Data lines:
--- BEGIN ---

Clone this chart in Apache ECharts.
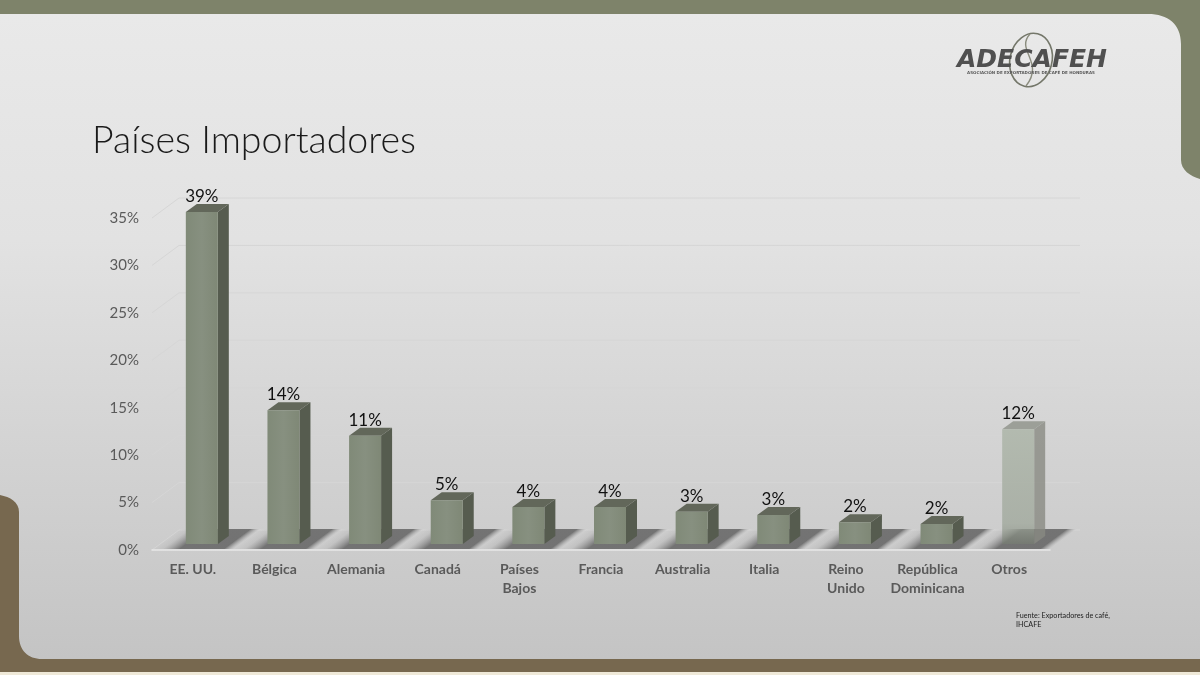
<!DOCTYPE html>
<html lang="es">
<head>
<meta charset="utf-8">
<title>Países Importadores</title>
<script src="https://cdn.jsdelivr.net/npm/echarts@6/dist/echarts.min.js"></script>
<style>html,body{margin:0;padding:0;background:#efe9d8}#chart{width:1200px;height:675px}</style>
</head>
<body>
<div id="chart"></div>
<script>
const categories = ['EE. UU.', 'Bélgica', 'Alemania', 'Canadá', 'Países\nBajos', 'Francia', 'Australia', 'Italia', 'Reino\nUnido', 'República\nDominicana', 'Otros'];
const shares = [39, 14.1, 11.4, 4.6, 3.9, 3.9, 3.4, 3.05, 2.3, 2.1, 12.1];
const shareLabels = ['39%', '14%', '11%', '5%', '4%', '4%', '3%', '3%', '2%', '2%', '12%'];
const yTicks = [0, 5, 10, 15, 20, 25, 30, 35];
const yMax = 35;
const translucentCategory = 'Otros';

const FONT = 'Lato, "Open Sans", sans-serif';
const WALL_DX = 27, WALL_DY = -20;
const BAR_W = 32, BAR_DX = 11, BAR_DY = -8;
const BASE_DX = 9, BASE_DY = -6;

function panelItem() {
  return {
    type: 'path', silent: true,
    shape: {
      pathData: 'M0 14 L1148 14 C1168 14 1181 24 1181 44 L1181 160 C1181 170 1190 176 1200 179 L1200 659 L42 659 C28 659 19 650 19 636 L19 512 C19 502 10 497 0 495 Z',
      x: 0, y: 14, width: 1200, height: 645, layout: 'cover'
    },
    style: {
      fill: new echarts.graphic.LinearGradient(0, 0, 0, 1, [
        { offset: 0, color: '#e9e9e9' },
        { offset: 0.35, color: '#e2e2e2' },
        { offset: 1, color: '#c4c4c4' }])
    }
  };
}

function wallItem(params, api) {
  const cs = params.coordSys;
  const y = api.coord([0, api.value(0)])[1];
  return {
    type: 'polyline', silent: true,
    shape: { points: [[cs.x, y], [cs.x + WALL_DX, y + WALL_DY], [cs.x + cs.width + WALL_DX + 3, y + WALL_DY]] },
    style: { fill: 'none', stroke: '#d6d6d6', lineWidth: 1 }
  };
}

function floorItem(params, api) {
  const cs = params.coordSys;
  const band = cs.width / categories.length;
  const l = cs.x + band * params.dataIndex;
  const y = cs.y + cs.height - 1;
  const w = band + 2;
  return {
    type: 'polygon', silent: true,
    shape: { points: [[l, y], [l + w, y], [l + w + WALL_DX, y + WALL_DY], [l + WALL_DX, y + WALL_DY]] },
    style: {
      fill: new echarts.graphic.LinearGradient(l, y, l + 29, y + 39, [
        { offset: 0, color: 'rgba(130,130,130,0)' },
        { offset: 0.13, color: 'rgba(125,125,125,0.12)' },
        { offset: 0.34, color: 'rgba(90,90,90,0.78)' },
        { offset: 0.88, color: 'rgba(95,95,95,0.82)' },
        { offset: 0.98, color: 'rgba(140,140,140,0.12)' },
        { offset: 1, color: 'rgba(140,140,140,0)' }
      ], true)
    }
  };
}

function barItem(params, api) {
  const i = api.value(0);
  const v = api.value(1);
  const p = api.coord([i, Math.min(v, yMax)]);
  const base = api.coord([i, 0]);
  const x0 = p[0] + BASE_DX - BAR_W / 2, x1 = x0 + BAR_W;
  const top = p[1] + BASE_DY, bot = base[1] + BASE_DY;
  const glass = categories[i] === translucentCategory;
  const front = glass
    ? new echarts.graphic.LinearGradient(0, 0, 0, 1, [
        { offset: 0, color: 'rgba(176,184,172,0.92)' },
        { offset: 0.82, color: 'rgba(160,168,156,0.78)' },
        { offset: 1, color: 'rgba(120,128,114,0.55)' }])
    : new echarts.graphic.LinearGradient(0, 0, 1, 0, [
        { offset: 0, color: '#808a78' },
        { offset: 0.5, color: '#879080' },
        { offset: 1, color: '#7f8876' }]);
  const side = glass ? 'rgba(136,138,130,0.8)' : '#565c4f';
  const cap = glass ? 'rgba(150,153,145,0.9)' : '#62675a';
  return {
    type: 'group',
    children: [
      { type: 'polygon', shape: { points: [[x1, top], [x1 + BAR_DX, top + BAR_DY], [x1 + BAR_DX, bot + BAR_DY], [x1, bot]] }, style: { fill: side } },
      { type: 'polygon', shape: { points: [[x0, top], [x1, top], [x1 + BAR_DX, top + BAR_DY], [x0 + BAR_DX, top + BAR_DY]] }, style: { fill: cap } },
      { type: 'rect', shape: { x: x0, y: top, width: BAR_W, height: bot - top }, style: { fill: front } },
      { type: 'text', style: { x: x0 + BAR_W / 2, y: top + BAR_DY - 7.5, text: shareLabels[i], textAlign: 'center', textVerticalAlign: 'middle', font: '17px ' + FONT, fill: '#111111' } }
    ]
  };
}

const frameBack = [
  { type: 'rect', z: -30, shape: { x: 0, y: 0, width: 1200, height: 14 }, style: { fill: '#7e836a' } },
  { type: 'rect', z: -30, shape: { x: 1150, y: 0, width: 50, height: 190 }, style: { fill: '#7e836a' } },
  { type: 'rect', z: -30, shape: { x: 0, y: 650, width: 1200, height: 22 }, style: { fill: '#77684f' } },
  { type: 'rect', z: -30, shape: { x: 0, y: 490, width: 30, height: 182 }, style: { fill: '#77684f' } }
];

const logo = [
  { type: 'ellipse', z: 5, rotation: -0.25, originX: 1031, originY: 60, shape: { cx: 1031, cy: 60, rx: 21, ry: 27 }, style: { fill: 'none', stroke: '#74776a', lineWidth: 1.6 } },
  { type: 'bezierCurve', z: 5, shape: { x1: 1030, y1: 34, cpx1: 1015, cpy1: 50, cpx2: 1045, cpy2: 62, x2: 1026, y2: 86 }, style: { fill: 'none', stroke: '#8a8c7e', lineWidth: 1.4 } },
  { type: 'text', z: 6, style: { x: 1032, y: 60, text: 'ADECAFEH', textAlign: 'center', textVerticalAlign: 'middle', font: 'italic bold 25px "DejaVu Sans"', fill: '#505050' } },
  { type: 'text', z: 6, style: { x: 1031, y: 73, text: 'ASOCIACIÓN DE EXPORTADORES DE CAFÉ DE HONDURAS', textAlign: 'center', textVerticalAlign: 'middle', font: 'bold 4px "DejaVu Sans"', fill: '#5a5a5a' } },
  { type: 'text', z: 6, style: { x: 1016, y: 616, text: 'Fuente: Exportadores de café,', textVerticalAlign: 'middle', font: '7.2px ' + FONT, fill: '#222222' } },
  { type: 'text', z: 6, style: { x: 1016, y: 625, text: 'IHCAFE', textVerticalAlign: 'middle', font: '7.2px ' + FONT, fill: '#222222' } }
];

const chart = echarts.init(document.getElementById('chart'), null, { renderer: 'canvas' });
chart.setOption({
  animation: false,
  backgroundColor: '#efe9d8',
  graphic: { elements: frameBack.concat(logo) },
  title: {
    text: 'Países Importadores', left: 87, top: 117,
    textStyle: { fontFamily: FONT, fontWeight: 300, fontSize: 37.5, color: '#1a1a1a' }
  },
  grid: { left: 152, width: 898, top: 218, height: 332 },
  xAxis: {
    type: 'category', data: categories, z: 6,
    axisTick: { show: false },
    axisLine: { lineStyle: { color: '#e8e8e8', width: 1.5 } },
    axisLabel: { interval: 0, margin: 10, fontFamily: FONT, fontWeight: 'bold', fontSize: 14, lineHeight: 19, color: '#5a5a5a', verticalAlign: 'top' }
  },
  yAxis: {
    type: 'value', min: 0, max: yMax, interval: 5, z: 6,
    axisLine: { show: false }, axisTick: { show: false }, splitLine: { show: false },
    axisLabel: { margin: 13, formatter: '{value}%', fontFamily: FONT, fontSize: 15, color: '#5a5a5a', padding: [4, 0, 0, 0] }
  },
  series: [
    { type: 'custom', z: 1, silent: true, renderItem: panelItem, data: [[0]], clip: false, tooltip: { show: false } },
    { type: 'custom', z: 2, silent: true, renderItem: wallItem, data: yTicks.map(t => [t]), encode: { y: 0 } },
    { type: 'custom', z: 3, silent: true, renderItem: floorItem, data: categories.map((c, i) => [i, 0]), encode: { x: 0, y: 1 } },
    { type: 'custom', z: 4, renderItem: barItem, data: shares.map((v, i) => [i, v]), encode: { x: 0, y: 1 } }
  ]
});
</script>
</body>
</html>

--- END ---

Challenge: Exactly reproduce the run of lines from the start of the listing through the line with "const BASE_DX = 9, BASE_DY = -6;", inclusive; pictures are not copied.

Response to the exercise:
Clone this chart in Apache ECharts.
<!DOCTYPE html>
<html lang="es">
<head>
<meta charset="utf-8">
<title>Países Importadores</title>
<script src="https://cdn.jsdelivr.net/npm/echarts@6/dist/echarts.min.js"></script>
<style>html,body{margin:0;padding:0;background:#efe9d8}#chart{width:1200px;height:675px}</style>
</head>
<body>
<div id="chart"></div>
<script>
const categories = ['EE. UU.', 'Bélgica', 'Alemania', 'Canadá', 'Países\nBajos', 'Francia', 'Australia', 'Italia', 'Reino\nUnido', 'República\nDominicana', 'Otros'];
const shares = [39, 14.1, 11.4, 4.6, 3.9, 3.9, 3.4, 3.05, 2.3, 2.1, 12.1];
const shareLabels = ['39%', '14%', '11%', '5%', '4%', '4%', '3%', '3%', '2%', '2%', '12%'];
const yTicks = [0, 5, 10, 15, 20, 25, 30, 35];
const yMax = 35;
const translucentCategory = 'Otros';

const FONT = 'Lato, "Open Sans", sans-serif';
const WALL_DX = 27, WALL_DY = -20;
const BAR_W = 32, BAR_DX = 11, BAR_DY = -8;
const BASE_DX = 9, BASE_DY = -6;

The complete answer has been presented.